The Mortgage Bankers Association released on Thursday its latest Mortgage Credit Availability Index (MCAI), which declined 16.1 percent month-over-month in March to 152.1 — the lowest level since June 2015.
The MCAI is based on data from 95 lenders and investors included in Ellie Mae’s AllRegs Market Clarity underwriting tool and considers multiple factors related to a borrower’s creditworthiness, such as their credit score, loan type, and the loan-to-value ratio. A decline in the MCAI means lending standards are tightening, the MBA said, while an increase signals loosening borrower standards.
“Mortgage credit supply decreased 16 percent in March to the lowest level since June 2015, with declines in availability across all loan types,” said Joel Kan, the MBA Association Vice President of Economic and Industry Forecasting. “There was a reduction in the availability of loans with lower credit scores and higher LTV ratios, and the largest pullback came from the jumbo and non-QM space.”
“This month’s release highlights the large retreat from jumbo and non-QM investors due to a sharp drop in liquidity,” Kan added. “Lenders are making credit criteria changes to account for the increased likelihood of forbearance and defaults, as well as higher costs.”
The Conventional MCAI, which covers non-government loan programs, decreased 24.2 percent in March. The Jumbo MCAI and Conforming MCAI dropped by 36.9 percent and 2.7 percent, respectively.
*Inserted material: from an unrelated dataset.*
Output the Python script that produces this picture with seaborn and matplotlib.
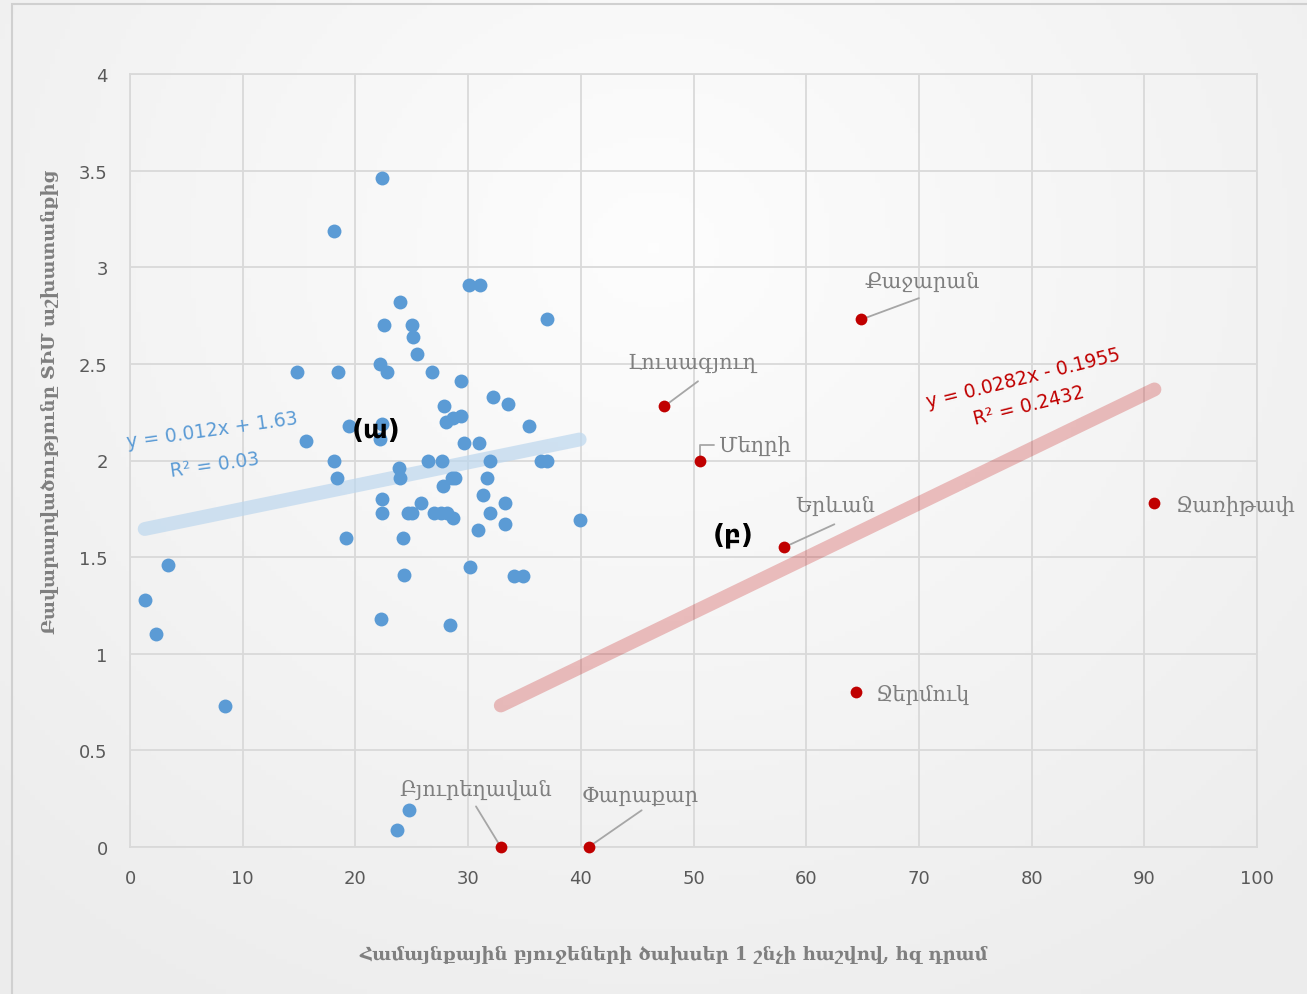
import numpy as np
import pandas as pd
import matplotlib
matplotlib.use("Agg")
import matplotlib.pyplot as plt
import seaborn as sns
from matplotlib.patches import Rectangle

# ---------------- data ----------------
blue_x = [1.3, 2.3, 3.4, 8.4, 14.8, 15.6, 18.1, 18.1, 18.4, 18.5, 19.2, 19.4, 22.4, 22.2, 22.5,
          22.4, 22.2, 22.8, 24.0, 25.0, 25.1, 25.5, 26.8, 29.4, 30.1, 31.1, 37.0, 27.9, 28.0,
          28.7, 29.4, 32.2, 33.5, 35.4, 29.6, 31.0, 23.9, 24.0, 26.4, 27.7, 31.9, 36.5, 37.0,
          28.6, 28.8, 27.8, 31.7, 22.4, 22.4, 24.7, 25.0, 25.8, 27.0, 27.6, 28.1, 28.7, 31.3,
          31.9, 33.3, 33.3, 30.9, 39.9, 24.2, 30.2, 24.3, 34.1, 34.9, 22.3, 28.4, 24.8, 23.7]
blue_y = [1.28, 1.10, 1.46, 0.73, 2.46, 2.10, 3.19, 2.00, 1.91, 2.46, 1.60, 2.18, 3.46, 2.50, 2.70,
          2.19, 2.11, 2.46, 2.82, 2.70, 2.64, 2.55, 2.46, 2.41, 2.91, 2.91, 2.73, 2.28, 2.20,
          2.22, 2.23, 2.33, 2.29, 2.18, 2.09, 2.09, 1.96, 1.91, 2.00, 2.00, 2.00, 2.00, 2.00,
          1.91, 1.91, 1.87, 1.91, 1.80, 1.73, 1.73, 1.73, 1.78, 1.73, 1.73, 1.73, 1.70, 1.82,
          1.73, 1.78, 1.67, 1.64, 1.69, 1.60, 1.45, 1.41, 1.40, 1.40, 1.18, 1.15, 0.19, 0.09]

red_names = ["Քաջարան", "Լուսագյուղ", "Մեղրի", "Երևան", "Ջառիթափ", "Ջերմուկ", "Բյուրեղավան", "Փարաքար"]
red_x = [64.9, 47.4, 50.6, 58.0, 90.9, 64.4, 32.9, 40.7]
red_y = [2.73, 2.28, 2.00, 1.55, 1.78, 0.80, 0.00, 0.00]

blue_coef = [0.012, 1.63]      # slope, intercept
red_coef = [0.0282, -0.1955]
blue_eq = ["y = 0.012x + 1.63", "R² = 0.03"]
red_eq = ["y = 0.0282x - 0.1955", "R² = 0.2432"]

x_ticks = [0, 10, 20, 30, 40, 50, 60, 70, 80, 90, 100]
y_ticks = [0, 0.5, 1, 1.5, 2, 2.5, 3, 3.5, 4]
y_tick_labels = ["0", "0.5", "1", "1.5", "2", "2.5", "3", "3.5", "4"]

x_label = "Համայնքային բյուջեների ծախսեր 1 շնչի հաշվով, հզ դրամ"
y_label = "Բավարարվածությունը ՏԻՄ աշխատանքից"

# ---------------- styling ----------------
sns.set_theme(style="white")
plt.rcParams["font.family"] = ["DejaVu Sans"]

W, H = 1307, 995
fig = plt.figure(figsize=(W / 100, H / 100), dpi=100)
fig.patch.set_facecolor("#f3f3f3")

# radial background gradient
bg = fig.add_axes([0, 0, 1, 1], zorder=-10)
yy, xx = np.mgrid[0:1:200j, 0:1:260j]
r = np.sqrt(((xx - 0.5) / 0.75) ** 2 + ((yy - 0.75) / 0.9) ** 2)
bg.imshow(1 - np.clip(r, 0, 1), cmap=matplotlib.colors.LinearSegmentedColormap.from_list(
    "g", ["#ececec", "#fdfdfd"]), extent=[0, 1, 0, 1], aspect="auto", origin="lower")
bg.set_axis_off()
fig.patches.append(Rectangle((12 / W, -0.05), 1.1, 1 - 5 / H + 0.05, transform=fig.transFigure,
                             fill=False, edgecolor="#d0d0d0", linewidth=1.5))

ax = fig.add_axes([130 / W, 1 - 848 / H, (1257 - 130) / W, (848 - 75) / H])
ax.set_facecolor("none")

blue_df = pd.DataFrame({"x": blue_x, "y": blue_y})
red_df = pd.DataFrame({"x": red_x, "y": red_y, "name": red_names})

# trend lines
bx = np.array([min(blue_x), max(blue_x)])
rx = np.array([min(red_x), max(red_x)])
sns.lineplot(x=bx, y=blue_coef[0] * bx + blue_coef[1], ax=ax, color="#bdd7ee", alpha=0.7,
             linewidth=10, solid_capstyle="round", zorder=2)
sns.lineplot(x=rx, y=red_coef[0] * rx + red_coef[1], ax=ax, color="#c00000", alpha=0.24,
             linewidth=10, solid_capstyle="round", zorder=2)

sns.scatterplot(data=blue_df, x="x", y="y", ax=ax, color="#5b9bd5", s=100, linewidth=0, zorder=3)
sns.scatterplot(data=red_df, x="x", y="y", ax=ax, color="#c00000", s=72, linewidth=0, zorder=4,
                clip_on=False)

ax.set_xlim(0, 100)
ax.set_ylim(0, 4)
ax.set_xticks(x_ticks)
ax.set_yticks(y_ticks)
ax.set_yticklabels(y_tick_labels)
ax.grid(True, color="#d9d9d9", linewidth=1.3)
ax.set_axisbelow(True)
for s in ax.spines.values():
    s.set_color("#d9d9d9")
    s.set_linewidth(1.3)
ax.tick_params(axis="both", length=0, labelsize=13, labelcolor="#595959")
ax.tick_params(axis="x", pad=16)
ax.tick_params(axis="y", pad=16)
ax.set_xlabel("")
ax.set_ylabel("")

lab_kw = dict(family="DejaVu Serif", fontsize=15, color="#7f7f7f")
fig.text(674 / W, 1 - 955 / H, x_label, ha="center", va="center", fontweight="bold",
         family="DejaVu Serif", fontsize=13, color="#7f7f7f")
fig.text(50 / W, 1 - 402 / H, y_label, ha="center", va="center", rotation=90, fontweight="bold",
         family="DejaVu Serif", fontsize=13, color="#7f7f7f")

# data labels: (text position in data coords, leader end, ha)
label_pos = {
    "Քաջարան": ((70.3, 2.93), (70.0, 2.84), "center"),
    "Լուսագյուղ": ((49.9, 2.51), (50.4, 2.41), "center"),
    "Մեղրի": ((52.3, 2.08), None, "left"),
    "Երևան": ((62.6, 1.77), (62.5, 1.67), "center"),
    "Ջառիթափ": ((92.8, 1.77), None, "left"),
    "Ջերմուկ": ((66.2, 0.79), None, "left"),
    "Բյուրեղավան": ((30.7, 0.30), (30.7, 0.21), "center"),
    "Փարաքար": ((45.3, 0.27), (45.4, 0.19), "center"),
}
for n, x, y in zip(red_names, red_x, red_y):
    (tx, ty), lead, ha = label_pos[n]
    ax.text(tx, ty, n, ha=ha, va="center", zorder=5, **lab_kw)
    if lead is not None:
        ax.plot([x, lead[0]], [y, lead[1]], color="#a6a6a6", linewidth=1.3, zorder=3.5,
                clip_on=False)
# elbow leader for Մեղրի
mx, my = red_x[2], red_y[2]
ax.plot([mx, mx, mx + 1.2], [my, my + 0.08, my + 0.08], color="#a6a6a6", linewidth=1.3, zorder=3.5)

# equations
ax.text(7.3, 2.16, blue_eq[0], color="#5b9bd5", fontsize=13.5, rotation=8, ha="center", va="center")
ax.text(7.5, 1.98, blue_eq[1], color="#5b9bd5", fontsize=13.5, rotation=8, ha="center", va="center")
ax.text(79.3, 2.43, red_eq[0], color="#c00000", fontsize=13.5, rotation=14, ha="center", va="center")
ax.text(79.8, 2.29, red_eq[1], color="#c00000", fontsize=13.5, rotation=14, ha="center", va="center")

ax.text(21.8, 2.16, "(ա)", fontsize=19, fontweight="bold", color="black", ha="center", va="center", zorder=5)
ax.text(53.5, 1.62, "(բ)", fontsize=19, fontweight="bold", color="black", ha="center", va="center", zorder=5)

fig.savefig("out.png", dpi=100)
Lastly, the Government MCAI that includes FHA, VA, and USDA loans declined by 6.6 percent.
The Mortgage Bankers Association’s report falls in line with Wells Fargo’s move on Monday to suspend offering jumbo loans for properties that exceed Fannie Mae and Freddie Mac’s loan limits. Both entities increased limits from $484,350 to $510,440 in January to keep up with rapidly increasing median home values.
“Due to unprecedented market conditions, Wells Fargo Home Lending is temporarily suspending the purchase of non-conforming mortgage loans from correspondent sellers, effective immediately and until business conditions stabilize,” Tom Goyda, senior vice president of consumer lending communications at Wells Fargo, said in previous Inman article.
Although other banks are currently holding onto their jumbo loan offerings, mortgage consultants say that may not last for long as financial uncertainty caused by the coronavirus pandemic is putting the mortgage and real estate industries on edge.
“Images of the financial crisis come to mind when lending in the environment we’re in right now,” C2 Financial Corporation mortgage consultant Richard Liu told Bankrate. “For self-preservation, no lender is willing to take the risk of not being able to sell a loan to a mortgage-backed security (MBS) investor.”